**YOUR GOAL:** Retype exactly the lines from the first one through the line with "import pandas as pd", including both ends; skip any pictures.

**PROVIDED MATERIAL:**

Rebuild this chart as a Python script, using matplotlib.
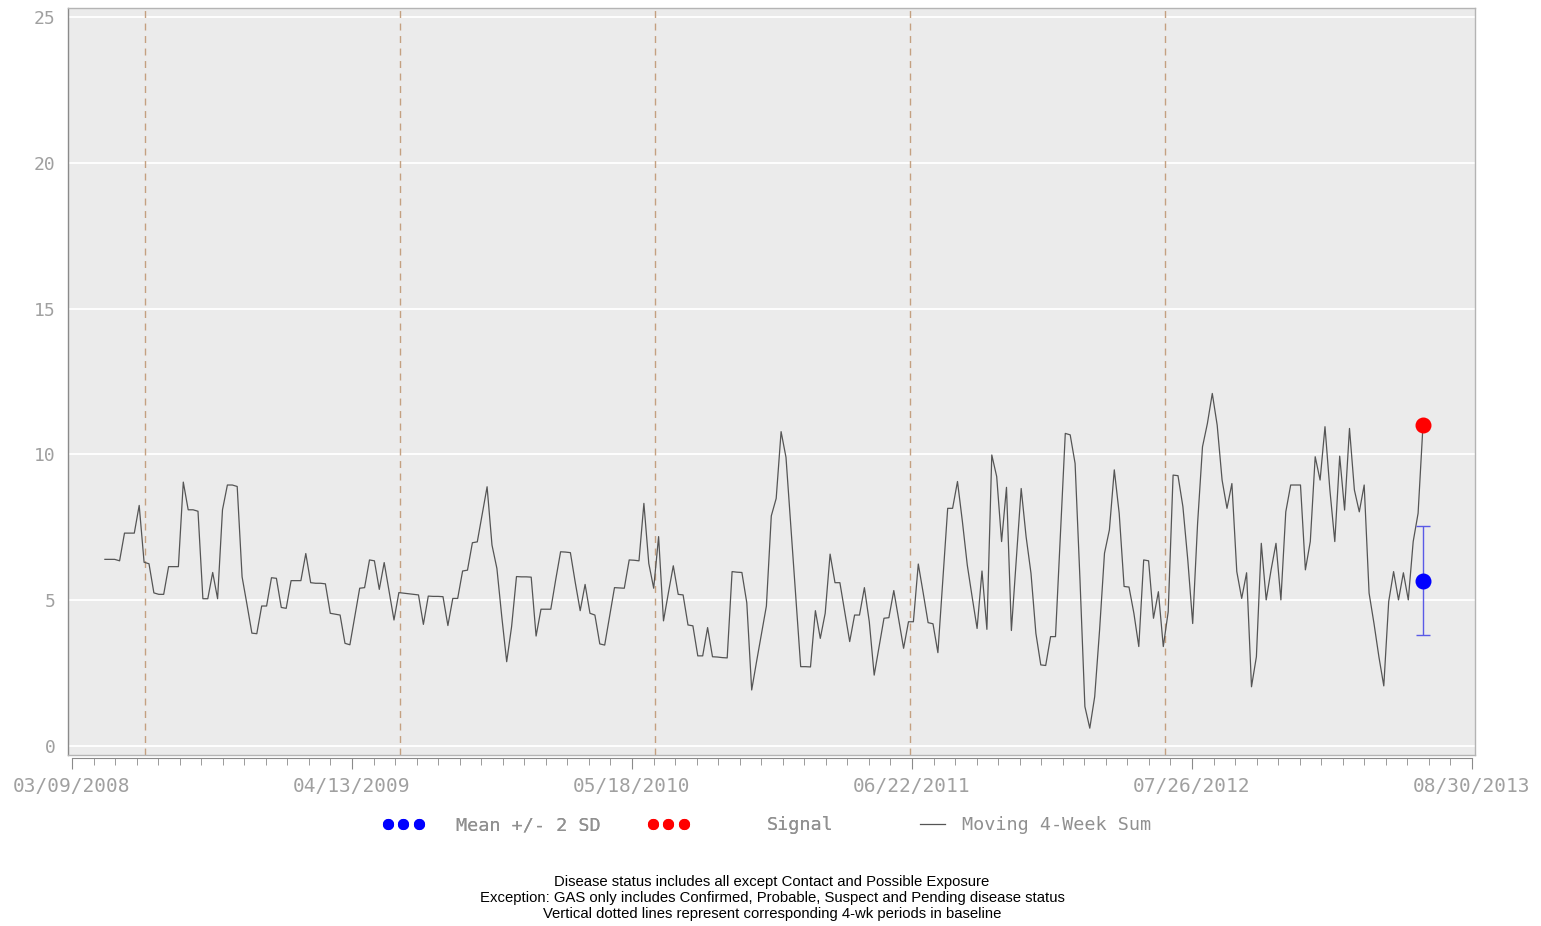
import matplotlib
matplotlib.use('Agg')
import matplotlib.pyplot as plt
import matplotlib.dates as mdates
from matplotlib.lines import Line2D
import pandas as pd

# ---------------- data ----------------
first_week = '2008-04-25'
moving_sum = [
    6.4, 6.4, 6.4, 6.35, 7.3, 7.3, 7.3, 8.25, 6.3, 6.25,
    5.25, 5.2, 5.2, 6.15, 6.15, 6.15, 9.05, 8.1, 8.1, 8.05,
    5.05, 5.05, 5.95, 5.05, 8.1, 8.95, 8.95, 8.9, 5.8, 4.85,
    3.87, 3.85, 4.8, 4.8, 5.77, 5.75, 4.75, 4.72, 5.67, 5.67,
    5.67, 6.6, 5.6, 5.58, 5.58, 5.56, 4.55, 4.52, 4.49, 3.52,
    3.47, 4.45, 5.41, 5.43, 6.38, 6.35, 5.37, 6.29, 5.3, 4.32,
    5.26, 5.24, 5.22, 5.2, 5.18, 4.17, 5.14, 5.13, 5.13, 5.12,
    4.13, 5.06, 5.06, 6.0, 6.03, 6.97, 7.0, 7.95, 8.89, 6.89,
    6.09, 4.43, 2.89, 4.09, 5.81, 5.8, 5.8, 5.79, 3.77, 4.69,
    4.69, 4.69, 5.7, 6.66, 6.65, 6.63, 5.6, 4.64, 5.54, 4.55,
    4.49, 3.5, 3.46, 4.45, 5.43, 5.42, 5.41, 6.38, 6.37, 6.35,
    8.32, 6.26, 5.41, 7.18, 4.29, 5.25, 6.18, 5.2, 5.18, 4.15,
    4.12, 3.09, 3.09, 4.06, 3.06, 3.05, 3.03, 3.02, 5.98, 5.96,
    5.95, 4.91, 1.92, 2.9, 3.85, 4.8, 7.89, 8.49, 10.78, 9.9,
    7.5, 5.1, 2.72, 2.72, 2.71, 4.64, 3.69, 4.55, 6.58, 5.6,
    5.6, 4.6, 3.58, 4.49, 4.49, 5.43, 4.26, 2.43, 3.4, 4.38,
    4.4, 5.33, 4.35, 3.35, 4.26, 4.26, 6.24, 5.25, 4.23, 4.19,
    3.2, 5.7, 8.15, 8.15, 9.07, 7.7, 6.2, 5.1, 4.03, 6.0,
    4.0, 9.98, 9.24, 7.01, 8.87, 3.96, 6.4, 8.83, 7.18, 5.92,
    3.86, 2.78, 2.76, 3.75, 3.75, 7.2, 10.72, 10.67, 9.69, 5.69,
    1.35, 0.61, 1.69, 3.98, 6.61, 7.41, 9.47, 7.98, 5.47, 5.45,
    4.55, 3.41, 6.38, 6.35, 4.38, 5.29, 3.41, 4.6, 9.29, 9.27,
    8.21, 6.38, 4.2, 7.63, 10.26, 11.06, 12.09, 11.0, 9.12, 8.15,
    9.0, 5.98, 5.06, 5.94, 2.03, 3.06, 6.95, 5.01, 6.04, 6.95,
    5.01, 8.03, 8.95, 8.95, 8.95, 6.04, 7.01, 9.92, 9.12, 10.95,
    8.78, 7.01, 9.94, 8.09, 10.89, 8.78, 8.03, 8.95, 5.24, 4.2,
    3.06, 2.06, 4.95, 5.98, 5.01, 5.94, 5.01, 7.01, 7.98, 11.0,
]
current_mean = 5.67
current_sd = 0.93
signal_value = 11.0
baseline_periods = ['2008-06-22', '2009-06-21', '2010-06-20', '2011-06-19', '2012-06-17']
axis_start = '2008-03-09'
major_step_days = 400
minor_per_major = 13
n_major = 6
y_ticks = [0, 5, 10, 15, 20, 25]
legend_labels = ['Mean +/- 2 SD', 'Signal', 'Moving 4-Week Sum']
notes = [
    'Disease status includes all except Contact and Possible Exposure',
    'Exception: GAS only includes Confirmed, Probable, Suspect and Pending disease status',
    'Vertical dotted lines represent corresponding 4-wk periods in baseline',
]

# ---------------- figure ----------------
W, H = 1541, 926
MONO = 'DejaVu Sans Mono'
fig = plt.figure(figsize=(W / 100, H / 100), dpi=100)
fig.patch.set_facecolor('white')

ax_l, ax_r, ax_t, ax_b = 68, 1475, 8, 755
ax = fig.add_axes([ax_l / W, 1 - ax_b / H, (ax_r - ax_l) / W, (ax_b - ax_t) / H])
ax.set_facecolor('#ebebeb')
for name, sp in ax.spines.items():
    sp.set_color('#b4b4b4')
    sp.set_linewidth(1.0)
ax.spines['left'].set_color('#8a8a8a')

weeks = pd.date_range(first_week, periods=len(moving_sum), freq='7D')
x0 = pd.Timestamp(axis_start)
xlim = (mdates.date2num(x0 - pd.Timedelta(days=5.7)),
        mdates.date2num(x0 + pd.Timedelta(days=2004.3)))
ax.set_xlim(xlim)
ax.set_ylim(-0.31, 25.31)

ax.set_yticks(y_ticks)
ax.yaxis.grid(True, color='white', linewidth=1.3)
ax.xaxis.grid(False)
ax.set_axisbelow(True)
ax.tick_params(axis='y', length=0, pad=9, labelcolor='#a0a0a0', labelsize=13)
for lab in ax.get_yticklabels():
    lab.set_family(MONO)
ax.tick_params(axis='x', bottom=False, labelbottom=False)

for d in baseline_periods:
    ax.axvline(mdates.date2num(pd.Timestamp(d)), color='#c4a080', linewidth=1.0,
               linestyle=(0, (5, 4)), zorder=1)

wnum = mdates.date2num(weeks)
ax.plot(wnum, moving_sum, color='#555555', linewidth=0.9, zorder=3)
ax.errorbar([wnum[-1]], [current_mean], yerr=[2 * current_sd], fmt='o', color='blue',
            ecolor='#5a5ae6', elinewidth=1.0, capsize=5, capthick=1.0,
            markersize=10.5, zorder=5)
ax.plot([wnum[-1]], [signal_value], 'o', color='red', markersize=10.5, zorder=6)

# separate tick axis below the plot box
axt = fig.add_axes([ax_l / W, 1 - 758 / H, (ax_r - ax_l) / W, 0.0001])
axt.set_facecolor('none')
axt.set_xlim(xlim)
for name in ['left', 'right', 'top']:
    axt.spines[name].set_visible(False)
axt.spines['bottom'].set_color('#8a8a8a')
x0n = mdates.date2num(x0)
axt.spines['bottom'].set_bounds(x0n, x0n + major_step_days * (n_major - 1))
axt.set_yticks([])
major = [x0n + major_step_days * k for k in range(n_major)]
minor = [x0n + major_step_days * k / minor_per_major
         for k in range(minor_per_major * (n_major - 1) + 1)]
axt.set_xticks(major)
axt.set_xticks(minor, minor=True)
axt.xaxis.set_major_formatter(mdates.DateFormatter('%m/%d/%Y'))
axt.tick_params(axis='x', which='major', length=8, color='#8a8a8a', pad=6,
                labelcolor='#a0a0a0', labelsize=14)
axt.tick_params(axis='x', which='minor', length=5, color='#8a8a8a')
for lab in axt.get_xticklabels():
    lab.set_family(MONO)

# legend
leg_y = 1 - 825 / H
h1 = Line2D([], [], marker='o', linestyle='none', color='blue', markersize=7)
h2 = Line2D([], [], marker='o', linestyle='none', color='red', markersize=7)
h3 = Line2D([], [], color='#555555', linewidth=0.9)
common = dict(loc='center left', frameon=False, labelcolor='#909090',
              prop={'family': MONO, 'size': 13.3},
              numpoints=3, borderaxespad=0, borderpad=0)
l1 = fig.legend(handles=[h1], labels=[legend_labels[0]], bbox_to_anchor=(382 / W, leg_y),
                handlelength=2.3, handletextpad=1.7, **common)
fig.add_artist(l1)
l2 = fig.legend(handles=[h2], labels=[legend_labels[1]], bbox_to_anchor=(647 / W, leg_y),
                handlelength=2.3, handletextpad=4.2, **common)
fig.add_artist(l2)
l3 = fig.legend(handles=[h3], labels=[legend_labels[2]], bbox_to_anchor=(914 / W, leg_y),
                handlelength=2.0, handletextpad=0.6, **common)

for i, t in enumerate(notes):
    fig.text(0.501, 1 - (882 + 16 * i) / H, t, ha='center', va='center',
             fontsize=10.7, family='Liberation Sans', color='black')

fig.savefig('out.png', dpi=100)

**RESPONSE BELOW:**
Rebuild this chart as a Python script, using matplotlib.
import matplotlib
matplotlib.use('Agg')
import matplotlib.pyplot as plt
import matplotlib.dates as mdates
from matplotlib.lines import Line2D
import pandas as pd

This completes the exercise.